Мы со Станиславом в этот день выбрали для завтрака поляну возле реки, прогретую ровным, не жарким в это время солнцем.

Близко и «Москвичок», если что-нибудь понадобится из автомобиля, близко и река – умыться и набрать воды в пригоршню и выпить ее, осеннюю, студеную, как если бы самое драгоценное в мире вино.

Завтрак наш состоял из крупного белого винограда и мягкого белого хлеба. Оказывается, вприкуску одно с другим, особенно если на траве под теплым небом, – необыкновенно вкусно.

После завтрака Станислав полез в багажник, и тут меня ждал сюрприз. Постепенно на траве появились удочки, пока что разобранные, коробка с крючками и поллитровая банка с красной икрой, которую мы называем кетовой а в Болгарии почему-то считают, что это икра семги.

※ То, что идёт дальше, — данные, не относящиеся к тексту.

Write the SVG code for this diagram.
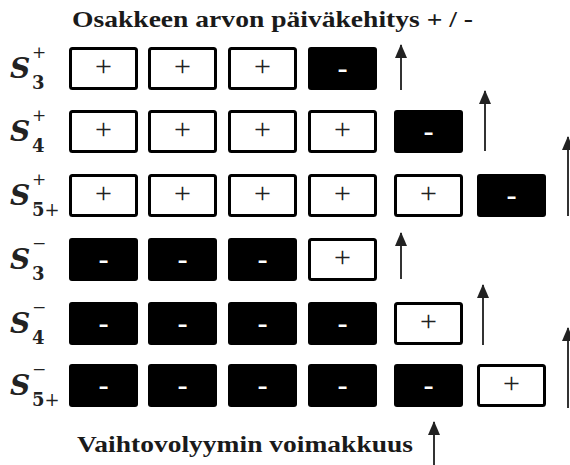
<svg xmlns="http://www.w3.org/2000/svg" width="570" height="465" viewBox="0 0 570 465">
<style>
.t{font-family:"Liberation Serif",serif;font-weight:bold;font-size:23px;fill:#1a1a1a}
.w{fill:#fff;stroke:#000;stroke-width:3}
.b{fill:#000}
.p{font-family:"Liberation Serif",serif;font-size:30px;fill:#222;text-anchor:middle}
.m{font-family:"Liberation Sans",sans-serif;font-size:32px;fill:#fff;text-anchor:middle}
.S{font-family:"DejaVu Serif",serif;font-weight:bold;font-style:italic;font-size:28px;fill:#222}
.sup{font-family:"DejaVu Serif",serif;font-size:17px;fill:#222}
.sub{font-family:"DejaVu Serif",serif;font-weight:bold;font-size:18px;fill:#222}
.a{stroke:#333;stroke-width:2;fill:none}
</style>
<defs>
<marker id="ah" markerUnits="userSpaceOnUse" markerWidth="14" markerHeight="12" refX="13" refY="6" orient="auto" viewBox="0 0 14 12">
<path d="M0 0 L14 6 L0 12 Z" fill="#222"/>
</marker>
</defs>
<rect width="570" height="465" fill="#fff"/>
<text class="t" x="72" y="27" textLength="401" lengthAdjust="spacingAndGlyphs">Osakkeen arvon päiväkehitys + / -</text>
<text class="t" x="77" y="452" textLength="336" lengthAdjust="spacingAndGlyphs">Vaihtovolyymin voimakkuus</text>

<g id="labels">
<g id="l1"><text class="S" x="10" y="78">S</text><text class="sup" x="32" y="58">+</text><text class="sub" x="32" y="89">3</text></g>
<g id="l2"><text class="S" x="10" y="141">S</text><text class="sup" x="32" y="121">+</text><text class="sub" x="32" y="152">4</text></g>
<g id="l3"><text class="S" x="10" y="205">S</text><text class="sup" x="32" y="185">+</text><text class="sub" x="32" y="216">5<tspan font-weight="normal">+</tspan></text></g>
<g id="l4"><text class="S" x="10" y="269">S</text><text class="sup" x="32" y="249">−</text><text class="sub" x="32" y="280">3</text></g>
<g id="l5"><text class="S" x="10" y="333">S</text><text class="sup" x="32" y="313">−</text><text class="sub" x="32" y="344">4</text></g>
<g id="l6"><text class="S" x="10" y="395">S</text><text class="sup" x="32" y="375">−</text><text class="sub" x="32" y="406">5<tspan font-weight="normal">+</tspan></text></g>
</g>

<g id="row1">
<rect class="w" x="70.5" y="48.5" width="66" height="40" rx="2"/><text class="p" x="103.5" y="76">+</text>
<rect class="w" x="149.5" y="48.5" width="66" height="40" rx="2"/><text class="p" x="182.5" y="76">+</text>
<rect class="w" x="229.5" y="48.5" width="66" height="40" rx="2"/><text class="p" x="262.5" y="76">+</text>
<rect class="b" x="308" y="47" width="69" height="43" rx="3"/><text class="m" x="342.5" y="78.5">-</text>
</g>
<g id="row2">
<rect class="w" x="70.5" y="111.5" width="66" height="40" rx="2"/><text class="p" x="103.5" y="139">+</text>
<rect class="w" x="149.5" y="111.5" width="66" height="40" rx="2"/><text class="p" x="182.5" y="139">+</text>
<rect class="w" x="229.5" y="111.5" width="66" height="40" rx="2"/><text class="p" x="262.5" y="139">+</text>
<rect class="w" x="309.5" y="111.5" width="66" height="40" rx="2"/><text class="p" x="342.5" y="139">+</text>
<rect class="b" x="394" y="110" width="69" height="43" rx="3"/><text class="m" x="428.5" y="141.5">-</text>
</g>
<g id="row3">
<rect class="w" x="70.5" y="175.5" width="66" height="40" rx="2"/><text class="p" x="103.5" y="203">+</text>
<rect class="w" x="149.5" y="175.5" width="66" height="40" rx="2"/><text class="p" x="182.5" y="203">+</text>
<rect class="w" x="229.5" y="175.5" width="66" height="40" rx="2"/><text class="p" x="262.5" y="203">+</text>
<rect class="w" x="309.5" y="175.5" width="66" height="40" rx="2"/><text class="p" x="342.5" y="203">+</text>
<rect class="w" x="395.5" y="175.5" width="66" height="40" rx="2"/><text class="p" x="428.5" y="203">+</text>
<rect class="b" x="477" y="174" width="69" height="43" rx="3"/><text class="m" x="511.5" y="205.5">-</text>
</g>
<g id="row4">
<rect class="b" x="69" y="238" width="69" height="43" rx="3"/><text class="m" x="103.5" y="269.5">-</text>
<rect class="b" x="148" y="238" width="69" height="43" rx="3"/><text class="m" x="182.5" y="269.5">-</text>
<rect class="b" x="228" y="238" width="69" height="43" rx="3"/><text class="m" x="262.5" y="269.5">-</text>
<rect class="w" x="309.5" y="239.5" width="66" height="40" rx="2"/><text class="p" x="342.5" y="267">+</text>
</g>
<g id="row5">
<rect class="b" x="69" y="302" width="69" height="43" rx="3"/><text class="m" x="103.5" y="333.5">-</text>
<rect class="b" x="148" y="302" width="69" height="43" rx="3"/><text class="m" x="182.5" y="333.5">-</text>
<rect class="b" x="228" y="302" width="69" height="43" rx="3"/><text class="m" x="262.5" y="333.5">-</text>
<rect class="b" x="308" y="302" width="69" height="43" rx="3"/><text class="m" x="342.5" y="333.5">-</text>
<rect class="w" x="395.5" y="303.5" width="66" height="40" rx="2"/><text class="p" x="428.5" y="331">+</text>
</g>
<g id="row6">
<rect class="b" x="69" y="364" width="69" height="43" rx="3"/><text class="m" x="103.5" y="395.5">-</text>
<rect class="b" x="148" y="364" width="69" height="43" rx="3"/><text class="m" x="182.5" y="395.5">-</text>
<rect class="b" x="228" y="364" width="69" height="43" rx="3"/><text class="m" x="262.5" y="395.5">-</text>
<rect class="b" x="308" y="364" width="69" height="43" rx="3"/><text class="m" x="342.5" y="395.5">-</text>
<rect class="b" x="394" y="364" width="69" height="43" rx="3"/><text class="m" x="428.5" y="395.5">-</text>
<rect class="w" x="478.5" y="365.5" width="66" height="40" rx="2"/><text class="p" x="511.5" y="393">+</text>
</g>

<g id="connectors">
<line class="a" x1="401" y1="90" x2="401" y2="45" marker-end="url(#ah)"/>
<line class="a" x1="485" y1="151" x2="485" y2="91" marker-end="url(#ah)"/>
<line class="a" x1="568" y1="216" x2="568" y2="137" marker-end="url(#ah)"/>
<line class="a" x1="401" y1="279" x2="401" y2="233" marker-end="url(#ah)"/>
<line class="a" x1="483" y1="345" x2="483" y2="285" marker-end="url(#ah)"/>
<line class="a" x1="568" y1="408" x2="568" y2="328" marker-end="url(#ah)"/>
<line class="a" x1="434" y1="465" x2="434" y2="422" marker-end="url(#ah)"/>
</g>
</svg>
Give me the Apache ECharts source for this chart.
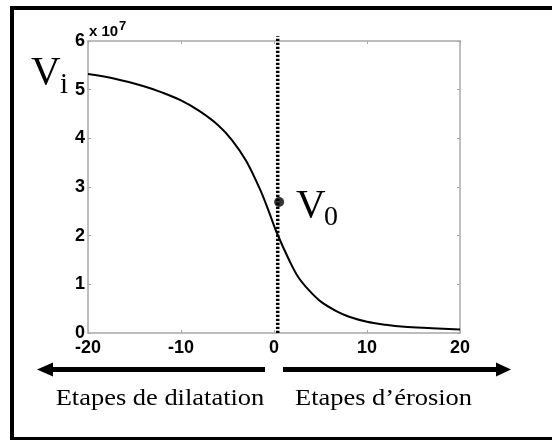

Мне приходилось рыбачить на самых разнообразных водоемах, начиная с ручейка, где, однако, наловишь ведерко пескарей, или крохотного прудика, откуда удавалось выудить золотого красноперого карася, кончая… Ну, чем кончая? – Волгой, например, или Печорой, или Черным морем, где уж не пескарь с карасем, а, допустим, мраморный окунь, или морской дракон, или скарпена, или морской петух, или зеленушка, или морская ласточка, или сильная благородная кефаль.

Только одного мне как-то все не удавалось испытать в рыбной ловле – форель в быстротекущих горных реках теперь предстояло, значит, ликвидировать еще одно «белое пятно» на разноцветной яркой карте моей бестолковой жизни.

В самом деле, сидеть бы сейчас в дождливой осенней Москве, Заканчивая давно уж полунаписанную книгу, а я вот собираюсь заняться в общем-то баловством – уженьем форели на Боровской реке в Родопах. Между тем Станислав, вставляя коленце в коленце, собрал удочки.

В эти дни несколько раз приступали мы к ужению форели в разных местах Родопов, на разных реках. Поэтому я соберу в одно те немногие впечатления, которые у меня остались.

Нужна проводочная удочка с катушкой, чтобы можно было пускать крючок по течению все дальше и дальше, оставаясь на том же месте. Крючок небольшой, но крепкий. Насадка – одна красная икринка. Это лучшая насадка на форель на всем земном шаре. Поплавка, разумеется, не нужно.